Now it gets even more interesting! While the lobe shapes and valve overlap on a specific camshaft can't be changed, the relationship of the camshaft to the crankshaft can. Once a profile is chosen the camshaft can be custom "tuned" to the overall engine configuration. That is, the relationship of camshaft timing to the crankshaft timing can be changed by installing the camshaft either "on center," (as designed by the manufacturer) or either advanced or retarded from the timing marks on the cam and crankshaft chain (or gear or belt) drives.

What does this do? Well, if the camshaft is advanced, the intake valves close earlier in the cycle. This has the effect of increasing cylinder pressure because the exhaust valve closes earlier during the intake stroke. This results in greater low-end torque, but less efficiency at the high end of the rev range.

Retarding the camshaft does the reverse, of course. Doing so has the effect of increasing cylinder scavenging, allowing an engine to "breath" better as it revs up. In fact, it allows engines to rev higher. Engines with retarded cam timing make better power at the high end, but lower torque at the low end. Racing engines benefit best from this type of cam timing.

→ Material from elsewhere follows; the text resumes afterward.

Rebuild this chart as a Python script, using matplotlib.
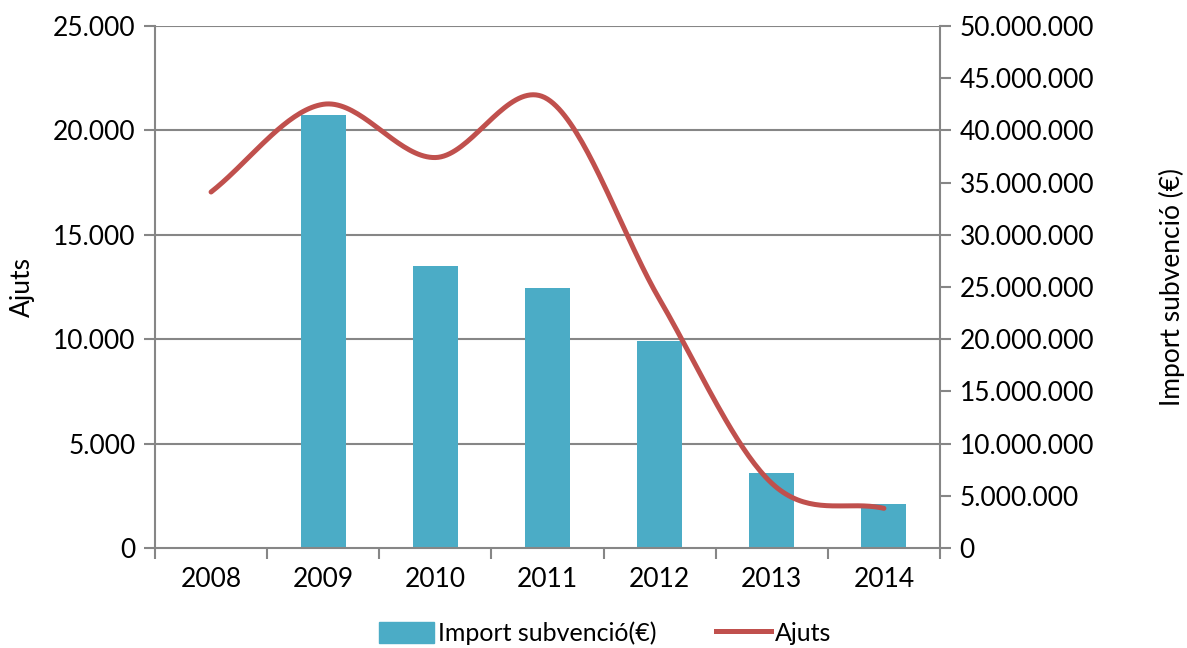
import numpy as np
import matplotlib
matplotlib.use('Agg')
import matplotlib.pyplot as plt
from matplotlib.ticker import FuncFormatter, MultipleLocator
from matplotlib.patches import Patch
from matplotlib.lines import Line2D

plt.rcParams['font.family'] = ['Lato', 'DejaVu Sans']

years = ['2008', '2009', '2010', '2011', '2012', '2013', '2014']
ajuts = [17050, 21250, 18700, 21500, 11900, 3100, 1900]
imports = [0, 41500000, 27000000, 24900000, 19800000, 7200000, 4200000]

bar_color = '#4BACC6'
line_color = '#C0504D'
grid_color = '#868686'
fs = 19


def dots(v, pos=None):
    return '{:,.0f}'.format(v).replace(',', '.')


def smooth(x, y, n=40):
    # catmull-rom, roughly what excel does for "smoothed line"
    x = np.asarray(x, float)
    y = np.asarray(y, float)
    px = np.concatenate([[2 * x[0] - x[1]], x, [2 * x[-1] - x[-2]]])
    py = np.concatenate([[2 * y[0] - y[1]], y, [2 * y[-1] - y[-2]]])
    xs, ys = [], []
    t = np.linspace(0, 1, n)
    for i in range(1, len(px) - 2):
        for p, out in ((px, xs), (py, ys)):
            p0, p1, p2, p3 = p[i - 1], p[i], p[i + 1], p[i + 2]
            out.extend(0.5 * (2 * p1 + (-p0 + p2) * t
                              + (2 * p0 - 5 * p1 + 4 * p2 - p3) * t ** 2
                              + (-p0 + 3 * p1 - 3 * p2 + p3) * t ** 3))
    return np.array(xs), np.array(ys)


fig = plt.figure(figsize=(11.87, 6.48), dpi=100)
ax = fig.add_axes([155 / 1187, 1 - 548 / 648, 785 / 1187, 522 / 648])
ax2 = ax.twinx()

x = np.arange(len(years))
ax2.bar(x, imports, width=0.4, color=bar_color, zorder=2)

sx, sy = smooth(x, ajuts)
ax.plot(sx, sy, color=line_color, lw=3.6, solid_capstyle='round', zorder=3)

ax.set_zorder(ax2.get_zorder() + 1)
ax.patch.set_visible(False)

ax.set_xlim(-0.5, len(years) - 0.5)
ax.set_ylim(0, 25000)
ax2.set_ylim(0, 50000000)
ax.yaxis.set_major_locator(MultipleLocator(5000))
ax2.yaxis.set_major_locator(MultipleLocator(5000000))
ax.yaxis.set_major_formatter(FuncFormatter(dots))
ax2.yaxis.set_major_formatter(FuncFormatter(dots))

ax.set_xticks(x)
ax.set_xticklabels(years)
ax.set_xticks(np.arange(-0.5, len(years)), minor=True)
ax.tick_params(axis='x', which='major', length=0, pad=14)
ax.tick_params(axis='x', which='minor', length=8, color=grid_color, width=1.5)

for a in (ax, ax2):
    a.tick_params(axis='y', length=8, color=grid_color, width=1.5, labelsize=fs, pad=6)
    for s in a.spines.values():
        s.set_visible(False)
ax.tick_params(axis='x', labelsize=fs)

ax.spines['left'].set_visible(True)
ax.spines['bottom'].set_visible(True)
ax2.spines['right'].set_visible(True)
for a, k in ((ax, 'left'), (ax, 'bottom'), (ax2, 'right')):
    a.spines[k].set_color(grid_color)
    a.spines[k].set_linewidth(1.5)

for v in range(5000, 25001, 5000):
    ax2.axhline(v * 2000, color=grid_color, lw=1.5, zorder=0)

ax.set_ylabel('Ajuts', fontsize=fs)
ax.yaxis.set_label_coords(-0.153, 0.5)
ax2.set_ylabel('Import subvenció (€)', fontsize=fs, rotation=90, va='center')
ax2.yaxis.set_label_coords(1.2955, 0.5)

handles = [Patch(color=bar_color), Line2D([], [], color=line_color, lw=3.6)]
fig.legend(handles, ['Import subvenció(€)', 'Ajuts'], loc='lower center',
           bbox_to_anchor=(0.51, -0.03), ncol=2, frameon=False, fontsize=18,
           handlelength=2.2, handleheight=0.9, handletextpad=0.15, columnspacing=2.4)

fig.savefig('out.png', dpi=100)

Before running out to the garage to degree your cam, take note that your camshaft was probably installed "on center." In practical terms you can only advance or retard about four degrees (crankshaft degrees) either way before you run into trouble, such as piston/valve clearance, pre-detonation or otherwise unacceptable engine performance.

What About High RPM?

As piston speed increases things get really hairy inside the engine. The allowable time a cylinder has to fill, provide power and exhaust is extremely short. We need to do something with the camshaft to compensate for this condition, otherwise the engine will max-out at some intermediate rpm, say around 4500. We can't increase the lobe separation angle because that would cause the valves to hit the pistons.

The only thing we can do is increase the time the valves are open in order to let in more fuel/air or let out exhaust. The only way to do this is increase duration and, to some extent, lift. The more aggressive a cam, the greater the duration and lift.

Lift is severely limited by the geometry of the engine, especially those that use domed pistons. Also, the lobes themselves must be shaped properly (spread out) or the lifters will not ride on them correctly.

Duration, on the other hand, is up for grabs. Cam grinders can create lobe shapes that give long durations, allowing engines to rev well into the 8-10,000 rpm range because they can "breath." Those same engines, however, exhibit very poor running characteristics at low rpm due to low cylinder pressures and vacuum. They "lope" at idle and frequently won't run at all at speeds lower than 1,000 rpm.

That leads us to making the right choice for our engine. Since we can't have it all, we have to decide how much performance we need and how much loss of driveability we are willing to give up. Camshafts that were specified by the manufacturer originally ("stock" cams) were chosen to give the best low-end torque and ease of starting and driveability over the widest range of conditions. Higher performance engines were fitted with more aggressive camshafts for throttle response and to create the higher power outputs that the inertia of high rpm generates. Buyers of those engines frequently complained about starting problems, high fuel consumption and having to slip clutches in order to accelerate smoothly from a standing start.

When building an engine it is generally wise to install a "mild" camshaft, one that is a step or two up in aggressivity from a stock grind. Such profiles allow crisp throttle response, greater-than-stock power, low end torque and smooth driving characteristics, all at the "cost" of high power output.

Going to high duration and lift camshafts will give you greater power (assuming all the other engine components are matched to the cam) but you will experience poor idle, annoying low-speed driving characteristics, vacuum accessory problems and premature wear of alternators, water pumps and air conditioning compressors.

All of this is the reason why modern engines utilize variable valve timing devices and why relatively small displacement motors pump out impressive amounts of power. Older engines can't benefit from this technology, so we are left with compromises.